[Stored items from a collection]

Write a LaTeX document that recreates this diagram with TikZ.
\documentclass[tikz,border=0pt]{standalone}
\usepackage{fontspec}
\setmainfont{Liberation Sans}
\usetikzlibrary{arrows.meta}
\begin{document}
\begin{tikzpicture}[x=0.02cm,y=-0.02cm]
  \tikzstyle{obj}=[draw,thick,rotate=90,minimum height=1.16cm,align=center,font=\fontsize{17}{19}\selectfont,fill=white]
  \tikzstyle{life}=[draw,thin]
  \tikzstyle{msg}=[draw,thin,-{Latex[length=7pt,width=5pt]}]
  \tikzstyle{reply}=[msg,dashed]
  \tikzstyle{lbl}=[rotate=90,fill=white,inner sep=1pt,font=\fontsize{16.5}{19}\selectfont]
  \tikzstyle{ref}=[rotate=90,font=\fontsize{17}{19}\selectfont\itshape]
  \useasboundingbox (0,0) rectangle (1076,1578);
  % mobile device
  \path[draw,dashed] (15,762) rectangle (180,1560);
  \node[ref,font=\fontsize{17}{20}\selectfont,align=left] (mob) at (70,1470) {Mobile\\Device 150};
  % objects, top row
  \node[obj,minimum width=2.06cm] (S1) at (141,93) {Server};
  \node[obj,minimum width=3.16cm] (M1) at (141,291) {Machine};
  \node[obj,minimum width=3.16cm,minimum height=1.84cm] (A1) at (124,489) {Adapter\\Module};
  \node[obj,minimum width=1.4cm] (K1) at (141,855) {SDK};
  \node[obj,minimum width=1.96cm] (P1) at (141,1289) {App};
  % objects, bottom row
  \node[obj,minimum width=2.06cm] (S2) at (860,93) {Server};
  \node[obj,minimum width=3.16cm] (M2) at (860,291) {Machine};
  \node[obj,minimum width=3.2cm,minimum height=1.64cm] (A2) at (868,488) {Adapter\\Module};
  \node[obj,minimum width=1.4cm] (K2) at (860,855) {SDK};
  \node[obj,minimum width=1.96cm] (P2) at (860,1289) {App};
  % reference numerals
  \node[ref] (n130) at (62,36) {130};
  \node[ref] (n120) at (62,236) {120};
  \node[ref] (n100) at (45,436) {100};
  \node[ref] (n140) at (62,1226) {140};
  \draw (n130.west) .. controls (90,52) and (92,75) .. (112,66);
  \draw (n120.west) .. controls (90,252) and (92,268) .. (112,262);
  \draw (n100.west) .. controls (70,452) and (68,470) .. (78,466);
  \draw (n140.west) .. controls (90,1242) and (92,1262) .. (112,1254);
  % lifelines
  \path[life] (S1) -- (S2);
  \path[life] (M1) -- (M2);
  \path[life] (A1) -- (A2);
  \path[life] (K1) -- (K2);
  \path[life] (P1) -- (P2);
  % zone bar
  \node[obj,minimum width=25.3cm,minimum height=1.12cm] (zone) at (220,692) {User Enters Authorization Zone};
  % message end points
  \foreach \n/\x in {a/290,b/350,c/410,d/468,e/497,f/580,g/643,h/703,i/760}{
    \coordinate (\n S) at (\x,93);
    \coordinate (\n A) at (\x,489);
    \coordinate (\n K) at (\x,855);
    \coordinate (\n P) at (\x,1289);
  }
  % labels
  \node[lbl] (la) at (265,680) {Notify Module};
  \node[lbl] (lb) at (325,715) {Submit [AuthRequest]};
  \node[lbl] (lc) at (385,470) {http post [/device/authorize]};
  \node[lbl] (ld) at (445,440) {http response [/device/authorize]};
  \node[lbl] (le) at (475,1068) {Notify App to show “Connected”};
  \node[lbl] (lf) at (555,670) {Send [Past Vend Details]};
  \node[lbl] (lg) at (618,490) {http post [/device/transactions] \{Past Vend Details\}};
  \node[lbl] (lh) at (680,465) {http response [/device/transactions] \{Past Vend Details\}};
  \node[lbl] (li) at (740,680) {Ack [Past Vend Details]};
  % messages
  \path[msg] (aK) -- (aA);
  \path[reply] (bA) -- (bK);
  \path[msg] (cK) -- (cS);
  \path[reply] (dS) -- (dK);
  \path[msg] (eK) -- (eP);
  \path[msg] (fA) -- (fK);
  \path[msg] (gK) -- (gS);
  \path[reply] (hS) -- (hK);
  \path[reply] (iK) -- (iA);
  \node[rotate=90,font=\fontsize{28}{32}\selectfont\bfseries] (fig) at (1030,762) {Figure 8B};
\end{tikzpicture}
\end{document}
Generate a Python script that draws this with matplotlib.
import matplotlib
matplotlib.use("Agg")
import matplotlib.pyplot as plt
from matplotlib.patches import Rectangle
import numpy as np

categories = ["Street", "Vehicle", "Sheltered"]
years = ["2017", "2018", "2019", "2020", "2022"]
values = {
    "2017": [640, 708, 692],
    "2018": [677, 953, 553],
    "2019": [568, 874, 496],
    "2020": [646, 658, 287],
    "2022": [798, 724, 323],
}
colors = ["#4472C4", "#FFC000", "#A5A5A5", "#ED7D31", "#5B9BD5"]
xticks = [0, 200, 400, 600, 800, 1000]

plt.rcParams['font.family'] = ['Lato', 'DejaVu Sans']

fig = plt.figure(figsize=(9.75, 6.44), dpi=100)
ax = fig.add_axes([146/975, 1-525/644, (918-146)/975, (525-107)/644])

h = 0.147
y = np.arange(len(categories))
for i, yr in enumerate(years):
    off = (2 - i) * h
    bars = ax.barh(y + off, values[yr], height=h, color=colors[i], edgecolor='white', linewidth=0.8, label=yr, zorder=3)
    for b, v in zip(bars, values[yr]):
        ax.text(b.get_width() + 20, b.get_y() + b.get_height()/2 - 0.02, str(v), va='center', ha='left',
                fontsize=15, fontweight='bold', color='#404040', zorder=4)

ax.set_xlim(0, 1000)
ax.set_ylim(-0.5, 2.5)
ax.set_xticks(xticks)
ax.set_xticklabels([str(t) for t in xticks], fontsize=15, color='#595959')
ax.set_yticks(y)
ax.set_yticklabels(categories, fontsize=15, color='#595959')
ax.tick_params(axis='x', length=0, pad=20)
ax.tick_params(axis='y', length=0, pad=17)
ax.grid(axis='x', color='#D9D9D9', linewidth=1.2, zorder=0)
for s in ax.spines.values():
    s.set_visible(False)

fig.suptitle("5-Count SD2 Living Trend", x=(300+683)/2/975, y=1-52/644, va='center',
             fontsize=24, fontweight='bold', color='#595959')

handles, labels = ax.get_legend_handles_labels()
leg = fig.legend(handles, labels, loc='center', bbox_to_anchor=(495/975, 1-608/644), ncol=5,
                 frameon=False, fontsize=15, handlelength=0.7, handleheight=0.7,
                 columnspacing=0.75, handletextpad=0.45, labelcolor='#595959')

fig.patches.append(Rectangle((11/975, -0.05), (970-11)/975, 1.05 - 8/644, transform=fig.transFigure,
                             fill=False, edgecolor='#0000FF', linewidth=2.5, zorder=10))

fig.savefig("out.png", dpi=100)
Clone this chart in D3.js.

● **Given task**
Return the entries above exactly, each one complete.

● **Correct response**
Write a LaTeX document that recreates this diagram with TikZ.
\documentclass[tikz,border=0pt]{standalone}
\usepackage{fontspec}
\setmainfont{Liberation Sans}
\usetikzlibrary{arrows.meta}
\begin{document}
\begin{tikzpicture}[x=0.02cm,y=-0.02cm]
  \tikzstyle{obj}=[draw,thick,rotate=90,minimum height=1.16cm,align=center,font=\fontsize{17}{19}\selectfont,fill=white]
  \tikzstyle{life}=[draw,thin]
  \tikzstyle{msg}=[draw,thin,-{Latex[length=7pt,width=5pt]}]
  \tikzstyle{reply}=[msg,dashed]
  \tikzstyle{lbl}=[rotate=90,fill=white,inner sep=1pt,font=\fontsize{16.5}{19}\selectfont]
  \tikzstyle{ref}=[rotate=90,font=\fontsize{17}{19}\selectfont\itshape]
  \useasboundingbox (0,0) rectangle (1076,1578);
  % mobile device
  \path[draw,dashed] (15,762) rectangle (180,1560);
  \node[ref,font=\fontsize{17}{20}\selectfont,align=left] (mob) at (70,1470) {Mobile\\Device 150};
  % objects, top row
  \node[obj,minimum width=2.06cm] (S1) at (141,93) {Server};
  \node[obj,minimum width=3.16cm] (M1) at (141,291) {Machine};
  \node[obj,minimum width=3.16cm,minimum height=1.84cm] (A1) at (124,489) {Adapter\\Module};
  \node[obj,minimum width=1.4cm] (K1) at (141,855) {SDK};
  \node[obj,minimum width=1.96cm] (P1) at (141,1289) {App};
  % objects, bottom row
  \node[obj,minimum width=2.06cm] (S2) at (860,93) {Server};
  \node[obj,minimum width=3.16cm] (M2) at (860,291) {Machine};
  \node[obj,minimum width=3.2cm,minimum height=1.64cm] (A2) at (868,488) {Adapter\\Module};
  \node[obj,minimum width=1.4cm] (K2) at (860,855) {SDK};
  \node[obj,minimum width=1.96cm] (P2) at (860,1289) {App};
  % reference numerals
  \node[ref] (n130) at (62,36) {130};
  \node[ref] (n120) at (62,236) {120};
  \node[ref] (n100) at (45,436) {100};
  \node[ref] (n140) at (62,1226) {140};
  \draw (n130.west) .. controls (90,52) and (92,75) .. (112,66);
  \draw (n120.west) .. controls (90,252) and (92,268) .. (112,262);
  \draw (n100.west) .. controls (70,452) and (68,470) .. (78,466);
  \draw (n140.west) .. controls (90,1242) and (92,1262) .. (112,1254);
  % lifelines
  \path[life] (S1) -- (S2);
  \path[life] (M1) -- (M2);
  \path[life] (A1) -- (A2);
  \path[life] (K1) -- (K2);
  \path[life] (P1) -- (P2);
  % zone bar
  \node[obj,minimum width=25.3cm,minimum height=1.12cm] (zone) at (220,692) {User Enters Authorization Zone};
  % message end points
  \foreach \n/\x in {a/290,b/350,c/410,d/468,e/497,f/580,g/643,h/703,i/760}{
    \coordinate (\n S) at (\x,93);
    \coordinate (\n A) at (\x,489);
    \coordinate (\n K) at (\x,855);
    \coordinate (\n P) at (\x,1289);
  }
  % labels
  \node[lbl] (la) at (265,680) {Notify Module};
  \node[lbl] (lb) at (325,715) {Submit [AuthRequest]};
  \node[lbl] (lc) at (385,470) {http post [/device/authorize]};
  \node[lbl] (ld) at (445,440) {http response [/device/authorize]};
  \node[lbl] (le) at (475,1068) {Notify App to show “Connected”};
  \node[lbl] (lf) at (555,670) {Send [Past Vend Details]};
  \node[lbl] (lg) at (618,490) {http post [/device/transactions] \{Past Vend Details\}};
  \node[lbl] (lh) at (680,465) {http response [/device/transactions] \{Past Vend Details\}};
  \node[lbl] (li) at (740,680) {Ack [Past Vend Details]};
  % messages
  \path[msg] (aK) -- (aA);
  \path[reply] (bA) -- (bK);
  \path[msg] (cK) -- (cS);
  \path[reply] (dS) -- (dK);
  \path[msg] (eK) -- (eP);
  \path[msg] (fA) -- (fK);
  \path[msg] (gK) -- (gS);
  \path[reply] (hS) -- (hK);
  \path[reply] (iK) -- (iA);
  \node[rotate=90,font=\fontsize{28}{32}\selectfont\bfseries] (fig) at (1030,762) {Figure 8B};
\end{tikzpicture}
\end{document}
Generate a Python script that draws this with matplotlib.
import matplotlib
matplotlib.use("Agg")
import matplotlib.pyplot as plt
from matplotlib.patches import Rectangle
import numpy as np

categories = ["Street", "Vehicle", "Sheltered"]
years = ["2017", "2018", "2019", "2020", "2022"]
values = {
    "2017": [640, 708, 692],
    "2018": [677, 953, 553],
    "2019": [568, 874, 496],
    "2020": [646, 658, 287],
    "2022": [798, 724, 323],
}
colors = ["#4472C4", "#FFC000", "#A5A5A5", "#ED7D31", "#5B9BD5"]
xticks = [0, 200, 400, 600, 800, 1000]

plt.rcParams['font.family'] = ['Lato', 'DejaVu Sans']

fig = plt.figure(figsize=(9.75, 6.44), dpi=100)
ax = fig.add_axes([146/975, 1-525/644, (918-146)/975, (525-107)/644])

h = 0.147
y = np.arange(len(categories))
for i, yr in enumerate(years):
    off = (2 - i) * h
    bars = ax.barh(y + off, values[yr], height=h, color=colors[i], edgecolor='white', linewidth=0.8, label=yr, zorder=3)
    for b, v in zip(bars, values[yr]):
        ax.text(b.get_width() + 20, b.get_y() + b.get_height()/2 - 0.02, str(v), va='center', ha='left',
                fontsize=15, fontweight='bold', color='#404040', zorder=4)

ax.set_xlim(0, 1000)
ax.set_ylim(-0.5, 2.5)
ax.set_xticks(xticks)
ax.set_xticklabels([str(t) for t in xticks], fontsize=15, color='#595959')
ax.set_yticks(y)
ax.set_yticklabels(categories, fontsize=15, color='#595959')
ax.tick_params(axis='x', length=0, pad=20)
ax.tick_params(axis='y', length=0, pad=17)
ax.grid(axis='x', color='#D9D9D9', linewidth=1.2, zorder=0)
for s in ax.spines.values():
    s.set_visible(False)

fig.suptitle("5-Count SD2 Living Trend", x=(300+683)/2/975, y=1-52/644, va='center',
             fontsize=24, fontweight='bold', color='#595959')

handles, labels = ax.get_legend_handles_labels()
leg = fig.legend(handles, labels, loc='center', bbox_to_anchor=(495/975, 1-608/644), ncol=5,
                 frameon=False, fontsize=15, handlelength=0.7, handleheight=0.7,
                 columnspacing=0.75, handletextpad=0.45, labelcolor='#595959')

fig.patches.append(Rectangle((11/975, -0.05), (970-11)/975, 1.05 - 8/644, transform=fig.transFigure,
                             fill=False, edgecolor='#0000FF', linewidth=2.5, zorder=10))

fig.savefig("out.png", dpi=100)
Clone this chart in D3.js.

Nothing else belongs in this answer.